What you need to do —
Your task is to copy the listing exactly, with the pictures left out.

Provided data —
____________
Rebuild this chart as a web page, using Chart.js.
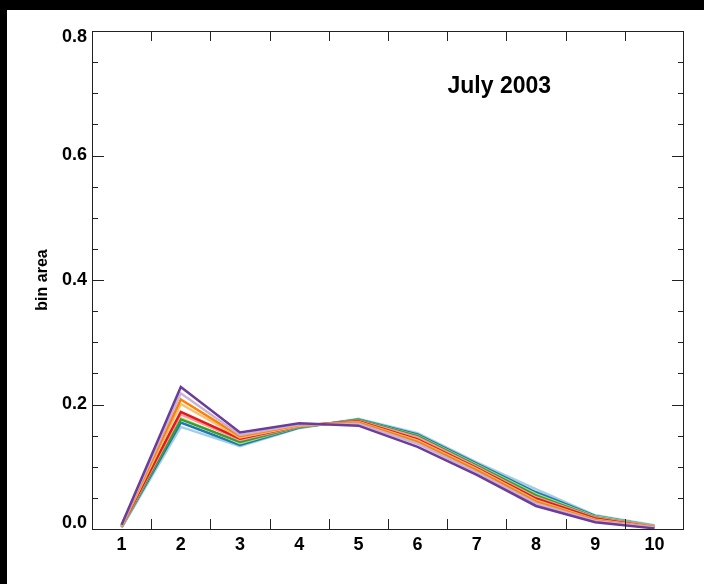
<!DOCTYPE html>
<html>
<head>
<meta charset="utf-8">
<script src="https://cdn.jsdelivr.net/npm/chart.js@4/dist/chart.umd.min.js"></script>
<style>
  html { margin: 0; padding: 0; background: #fff; }
  body { margin: 0; padding: 0; background: #fff; width: 704px; height: 584px; overflow: hidden; }
  #c { position: absolute; left: 0; top: 0; display: block; }
  #topbar { position: absolute; left: 0; top: 0; width: 704px; height: 10px; background: #000; }
  #leftbar { position: absolute; left: 0; top: 0; width: 7px; height: 584px; background: #000; }
  #rightfill { position: absolute; left: 690px; top: 10px; width: 14px; height: 574px; background: #fff; }
  #bottomfill { position: absolute; left: 7px; top: 562px; width: 697px; height: 22px; background: #fff; }
</style>
</head>
<body>
<canvas id="c" width="704" height="584"></canvas>
<div id="topbar"></div>
<div id="leftbar"></div>
<div id="rightfill"></div>
<div id="bottomfill"></div>
<script>
// ---- data ----
const categories = [1, 2, 3, 4, 5, 6, 7, 8, 9, 10];
const yTickLabels = [0.0, 0.2, 0.4, 0.6, 0.8];
const xTickMarks = [1.5, 2.5, 3.5, 4.5, 5.5, 6.5, 7.5, 8.5, 9.5];
const yMinorMarks = [0.05, 0.1, 0.15, 0.25, 0.3, 0.35, 0.45, 0.5, 0.55, 0.65, 0.7, 0.75];
const chartTitle = 'July 2003';
const yAxisTitle = 'bin area';

const s01_lightBlue   = [0.002, 0.164, 0.133, 0.162, 0.177, 0.154, 0.107, 0.064, 0.022, 0.006];
const s02_blue        = [0.003, 0.171, 0.135, 0.163, 0.176, 0.152, 0.105, 0.059, 0.021, 0.005];
const s03_lightGreen  = [0.003, 0.178, 0.138, 0.164, 0.175, 0.150, 0.103, 0.056, 0.020, 0.005];
const s04_green       = [0.004, 0.176, 0.140, 0.164, 0.175, 0.149, 0.102, 0.054, 0.019, 0.004];
const s05_pink        = [0.004, 0.184, 0.143, 0.165, 0.174, 0.147, 0.100, 0.051, 0.018, 0.004];
const s06_red         = [0.005, 0.188, 0.145, 0.166, 0.173, 0.144, 0.098, 0.049, 0.017, 0.003];
const s07_lightOrange = [0.005, 0.201, 0.147, 0.166, 0.172, 0.142, 0.096, 0.046, 0.015, 0.003];
const s08_orange      = [0.006, 0.208, 0.149, 0.167, 0.171, 0.140, 0.094, 0.044, 0.014, 0.002];
const s09_lightPurple = [0.006, 0.218, 0.151, 0.168, 0.169, 0.137, 0.091, 0.041, 0.013, 0.002];
const s10_purple      = [0.007, 0.228, 0.155, 0.170, 0.166, 0.132, 0.087, 0.037, 0.011, 0.001];

const seriesList = [s01_lightBlue, s02_blue, s03_lightGreen, s04_green, s05_pink,
                    s06_red, s07_lightOrange, s08_orange, s09_lightPurple, s10_purple];
const seriesColors = ['#a6cee3', '#1f78b4', '#b2df8a', '#33a02c', '#fb9a99',
                      '#e31a1c', '#fdbf6f', '#ff7f00', '#cab2d6', '#6a3d9a'];

// Chart.js draws the first dataset on top: purple drawn last -> put it first.
const datasets = seriesList.map((vals, i) => ({
  data: vals.map((v, k) => ({ x: categories[k], y: v })),
  borderColor: seriesColors[i],
  backgroundColor: seriesColors[i],
  borderWidth: 2.5,
  pointRadius: 0,
  tension: 0,
  fill: false,
  order: seriesList.length - i
})).reverse();

const FONT = "'Liberation Sans', Arial, Helvetica, sans-serif";

const framePlugin = {
  id: 'frame',
  beforeDraw(chart) {
    const { ctx, width, height } = chart;
    ctx.save();
    ctx.fillStyle = '#fff';
    ctx.fillRect(0, 0, width, height);
    ctx.restore();
  },
  afterDatasetsDraw(chart) {
    const { ctx, chartArea: a, scales: { x, y } } = chart;
    ctx.save();
    ctx.strokeStyle = '#222';
    ctx.lineWidth = 1;
    ctx.strokeRect(Math.round(a.left) + 0.5, Math.round(a.top) + 0.5,
                   Math.round(a.right - a.left) - 1, Math.round(a.bottom - a.top));
    ctx.beginPath();
    xTickMarks.forEach(v => {
      const px = Math.round(x.getPixelForValue(v)) + 0.5;
      ctx.moveTo(px, a.bottom); ctx.lineTo(px, a.bottom - 10);
      ctx.moveTo(px, a.top); ctx.lineTo(px, a.top + 10);
    });
    yTickLabels.forEach(v => {
      const py = Math.round(y.getPixelForValue(v)) + 0.5;
      ctx.moveTo(a.left, py); ctx.lineTo(a.left + 12, py);
      ctx.moveTo(a.right, py); ctx.lineTo(a.right - 12, py);
    });
    yMinorMarks.forEach(v => {
      const py = Math.round(y.getPixelForValue(v)) + 0.5;
      ctx.moveTo(a.left, py); ctx.lineTo(a.left + 6, py);
      ctx.moveTo(a.right, py); ctx.lineTo(a.right - 6, py);
    });
    ctx.stroke();
    // title inside the plot
    ctx.fillStyle = '#000';
    ctx.font = 'bold 23px ' + FONT;
    ctx.textAlign = 'center';
    ctx.textBaseline = 'alphabetic';
    ctx.fillText(chartTitle, x.getPixelForValue(7.38), y.getPixelForValue(0.70));
    ctx.restore();
  }
};

const yMin = yTickLabels[0], yMax = yTickLabels[yTickLabels.length - 1];

new Chart(document.getElementById('c'), {
  type: 'line',
  data: { datasets },
  options: {
    responsive: false,
    animation: false,
    devicePixelRatio: 1,
    layout: { padding: { top: 31, right: 20, left: 7, bottom: 0 } },
    plugins: { legend: { display: false }, tooltip: { enabled: false }, title: { display: false } },
    scales: {
      x: {
        type: 'linear',
        min: 0.5, max: 10.5,
        afterBuildTicks: s => { s.ticks = categories.map(v => ({ value: v })); },
        afterFit: s => { s.height = 55; },
        grid: { display: false, drawTicks: false },
        border: { display: false },
        ticks: {
          color: '#000', padding: 5, autoSkip: false, maxRotation: 0,
          font: { family: FONT, size: 18, weight: 'bold' },
          callback: v => String(v)
        }
      },
      y: {
        type: 'linear',
        min: yMin, max: yMax,
        afterBuildTicks: s => { s.ticks = yTickLabels.map(v => ({ value: v })); },
        afterFit: s => { s.width = 85; },
        grid: { display: false, drawTicks: false },
        border: { display: false },
        ticks: {
          color: '#000', padding: 5, autoSkip: false,
          font: ctx => ({ family: FONT, size: 18, weight: 'bold',
                          lineHeight: (ctx.tick && (ctx.tick.value === yMin || ctx.tick.value === yMax)) ? '12px' : 1.2 }),
          callback: v => {
            const t = Number(v).toFixed(1);
            if (v === yMax) return ['', t];
            if (v === yMin) return [t, ''];
            return t;
          }
        },
        title: {
          display: true, text: yAxisTitle, color: '#000',
          font: { family: FONT, size: 16, weight: 'bold' },
          padding: { top: 26, bottom: 0 }
        }
      }
    }
  },
  plugins: [framePlugin]
});
</script>
</body>
</html>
____________
Answer below —
Rebuild this chart as a web page, using Chart.js.
<!DOCTYPE html>
<html>
<head>
<meta charset="utf-8">
<script src="https://cdn.jsdelivr.net/npm/chart.js@4/dist/chart.umd.min.js"></script>
<style>
  html { margin: 0; padding: 0; background: #fff; }
  body { margin: 0; padding: 0; background: #fff; width: 704px; height: 584px; overflow: hidden; }
  #c { position: absolute; left: 0; top: 0; display: block; }
  #topbar { position: absolute; left: 0; top: 0; width: 704px; height: 10px; background: #000; }
  #leftbar { position: absolute; left: 0; top: 0; width: 7px; height: 584px; background: #000; }
  #rightfill { position: absolute; left: 690px; top: 10px; width: 14px; height: 574px; background: #fff; }
  #bottomfill { position: absolute; left: 7px; top: 562px; width: 697px; height: 22px; background: #fff; }
</style>
</head>
<body>
<canvas id="c" width="704" height="584"></canvas>
<div id="topbar"></div>
<div id="leftbar"></div>
<div id="rightfill"></div>
<div id="bottomfill"></div>
<script>
// ---- data ----
const categories = [1, 2, 3, 4, 5, 6, 7, 8, 9, 10];
const yTickLabels = [0.0, 0.2, 0.4, 0.6, 0.8];
const xTickMarks = [1.5, 2.5, 3.5, 4.5, 5.5, 6.5, 7.5, 8.5, 9.5];
const yMinorMarks = [0.05, 0.1, 0.15, 0.25, 0.3, 0.35, 0.45, 0.5, 0.55, 0.65, 0.7, 0.75];
const chartTitle = 'July 2003';
const yAxisTitle = 'bin area';

const s01_lightBlue   = [0.002, 0.164, 0.133, 0.162, 0.177, 0.154, 0.107, 0.064, 0.022, 0.006];
const s02_blue        = [0.003, 0.171, 0.135, 0.163, 0.176, 0.152, 0.105, 0.059, 0.021, 0.005];
const s03_lightGreen  = [0.003, 0.178, 0.138, 0.164, 0.175, 0.150, 0.103, 0.056, 0.020, 0.005];
const s04_green       = [0.004, 0.176, 0.140, 0.164, 0.175, 0.149, 0.102, 0.054, 0.019, 0.004];
const s05_pink        = [0.004, 0.184, 0.143, 0.165, 0.174, 0.147, 0.100, 0.051, 0.018, 0.004];
const s06_red         = [0.005, 0.188, 0.145, 0.166, 0.173, 0.144, 0.098, 0.049, 0.017, 0.003];
const s07_lightOrange = [0.005, 0.201, 0.147, 0.166, 0.172, 0.142, 0.096, 0.046, 0.015, 0.003];
const s08_orange      = [0.006, 0.208, 0.149, 0.167, 0.171, 0.140, 0.094, 0.044, 0.014, 0.002];
const s09_lightPurple = [0.006, 0.218, 0.151, 0.168, 0.169, 0.137, 0.091, 0.041, 0.013, 0.002];
const s10_purple      = [0.007, 0.228, 0.155, 0.170, 0.166, 0.132, 0.087, 0.037, 0.011, 0.001];

const seriesList = [s01_lightBlue, s02_blue, s03_lightGreen, s04_green, s05_pink,
                    s06_red, s07_lightOrange, s08_orange, s09_lightPurple, s10_purple];
const seriesColors = ['#a6cee3', '#1f78b4', '#b2df8a', '#33a02c', '#fb9a99',
                      '#e31a1c', '#fdbf6f', '#ff7f00', '#cab2d6', '#6a3d9a'];

// Chart.js draws the first dataset on top: purple drawn last -> put it first.
const datasets = seriesList.map((vals, i) => ({
  data: vals.map((v, k) => ({ x: categories[k], y: v })),
  borderColor: seriesColors[i],
  backgroundColor: seriesColors[i],
  borderWidth: 2.5,
  pointRadius: 0,
  tension: 0,
  fill: false,
  order: seriesList.length - i
})).reverse();

const FONT = "'Liberation Sans', Arial, Helvetica, sans-serif";

const framePlugin = {
  id: 'frame',
  beforeDraw(chart) {
    const { ctx, width, height } = chart;
    ctx.save();
    ctx.fillStyle = '#fff';
    ctx.fillRect(0, 0, width, height);
    ctx.restore();
  },
  afterDatasetsDraw(chart) {
    const { ctx, chartArea: a, scales: { x, y } } = chart;
    ctx.save();
    ctx.strokeStyle = '#222';
    ctx.lineWidth = 1;
    ctx.strokeRect(Math.round(a.left) + 0.5, Math.round(a.top) + 0.5,
                   Math.round(a.right - a.left) - 1, Math.round(a.bottom - a.top));
    ctx.beginPath();
    xTickMarks.forEach(v => {
      const px = Math.round(x.getPixelForValue(v)) + 0.5;
      ctx.moveTo(px, a.bottom); ctx.lineTo(px, a.bottom - 10);
      ctx.moveTo(px, a.top); ctx.lineTo(px, a.top + 10);
    });
    yTickLabels.forEach(v => {
      const py = Math.round(y.getPixelForValue(v)) + 0.5;
      ctx.moveTo(a.left, py); ctx.lineTo(a.left + 12, py);
      ctx.moveTo(a.right, py); ctx.lineTo(a.right - 12, py);
    });
    yMinorMarks.forEach(v => {
      const py = Math.round(y.getPixelForValue(v)) + 0.5;
      ctx.moveTo(a.left, py); ctx.lineTo(a.left + 6, py);
      ctx.moveTo(a.right, py); ctx.lineTo(a.right - 6, py);
    });
    ctx.stroke();
    // title inside the plot
    ctx.fillStyle = '#000';
    ctx.font = 'bold 23px ' + FONT;
    ctx.textAlign = 'center';
    ctx.textBaseline = 'alphabetic';
    ctx.fillText(chartTitle, x.getPixelForValue(7.38), y.getPixelForValue(0.70));
    ctx.restore();
  }
};

const yMin = yTickLabels[0], yMax = yTickLabels[yTickLabels.length - 1];

new Chart(document.getElementById('c'), {
  type: 'line',
  data: { datasets },
  options: {
    responsive: false,
    animation: false,
    devicePixelRatio: 1,
    layout: { padding: { top: 31, right: 20, left: 7, bottom: 0 } },
    plugins: { legend: { display: false }, tooltip: { enabled: false }, title: { display: false } },
    scales: {
      x: {
        type: 'linear',
        min: 0.5, max: 10.5,
        afterBuildTicks: s => { s.ticks = categories.map(v => ({ value: v })); },
        afterFit: s => { s.height = 55; },
        grid: { display: false, drawTicks: false },
        border: { display: false },
        ticks: {
          color: '#000', padding: 5, autoSkip: false, maxRotation: 0,
          font: { family: FONT, size: 18, weight: 'bold' },
          callback: v => String(v)
        }
      },
      y: {
        type: 'linear',
        min: yMin, max: yMax,
        afterBuildTicks: s => { s.ticks = yTickLabels.map(v => ({ value: v })); },
        afterFit: s => { s.width = 85; },
        grid: { display: false, drawTicks: false },
        border: { display: false },
        ticks: {
          color: '#000', padding: 5, autoSkip: false,
          font: ctx => ({ family: FONT, size: 18, weight: 'bold',
                          lineHeight: (ctx.tick && (ctx.tick.value === yMin || ctx.tick.value === yMax)) ? '12px' : 1.2 }),
          callback: v => {
            const t = Number(v).toFixed(1);
            if (v === yMax) return ['', t];
            if (v === yMin) return [t, ''];
            return t;
          }
        },
        title: {
          display: true, text: yAxisTitle, color: '#000',
          font: { family: FONT, size: 16, weight: 'bold' },
          padding: { top: 26, bottom: 0 }
        }
      }
    }
  },
  plugins: [framePlugin]
});
</script>
</body>
</html>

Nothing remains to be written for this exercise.